- Born: June 2, 1997 (age 28) Plenty, Saskatchewan, Canada
- Height: 160 cm (5 ft 3 in)
- Position: Centre
- Shoots: Left
- SDHL team: Brynäs IF
- Played for: Robert Morris Colonials
- National team: Canada
- Playing career: 2016–present

= Jaycee Gebhard =

Canadian ice hockey forward

Jaycee Gebhard (born June 2, 1999) is a retired Canadian ice hockey centre, who last played with Brynäs IF Dam of the Swedish Women's Hockey League (SDHL). Selected in the first round, 6th overall in the 2020 NWHL Draft, she was the first ever draft pick of the Toronto Six of the National Women's Hockey League (NWHL).

== Playing career ==
Across 139 NCAA games, Gebhard scored 198 points, setting the all-time career point record for the Robert Morris Colonials women's ice hockey program. She was named College Hockey America (CHA) Rookie of the Year and Women's Hockey Commissioners Association National Rookie of the Year in her first season. She was a Patty Kazmaier Memorial Award nominee in 2020, and was a finalist for the CHA Player of the Year award.
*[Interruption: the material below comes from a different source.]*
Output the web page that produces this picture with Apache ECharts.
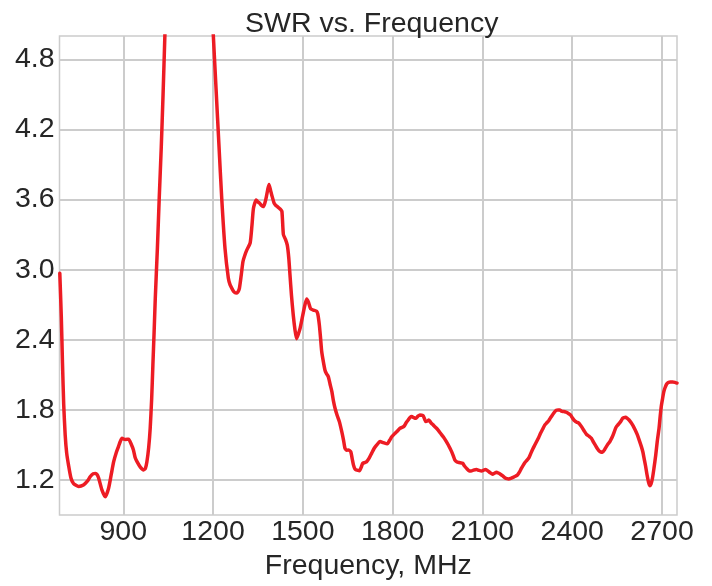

In April 2020, Gebhard was selected in the first round, 6th overall in the 2020 NWHL Draft by the Toronto Six expansion team, being the first player to be drafted in the team's history. The following month, she would sign her first professional contract with Brynäs IF in Sweden.

In 2025, Gebhard was inducted to the Robert Morris University athletics hall of fame.

=== International ===

Gebhard was an assistant captain for Team Canada at the 2015 IIHF World Women's U18 Championship, putting up four points in five games and winning a silver medal.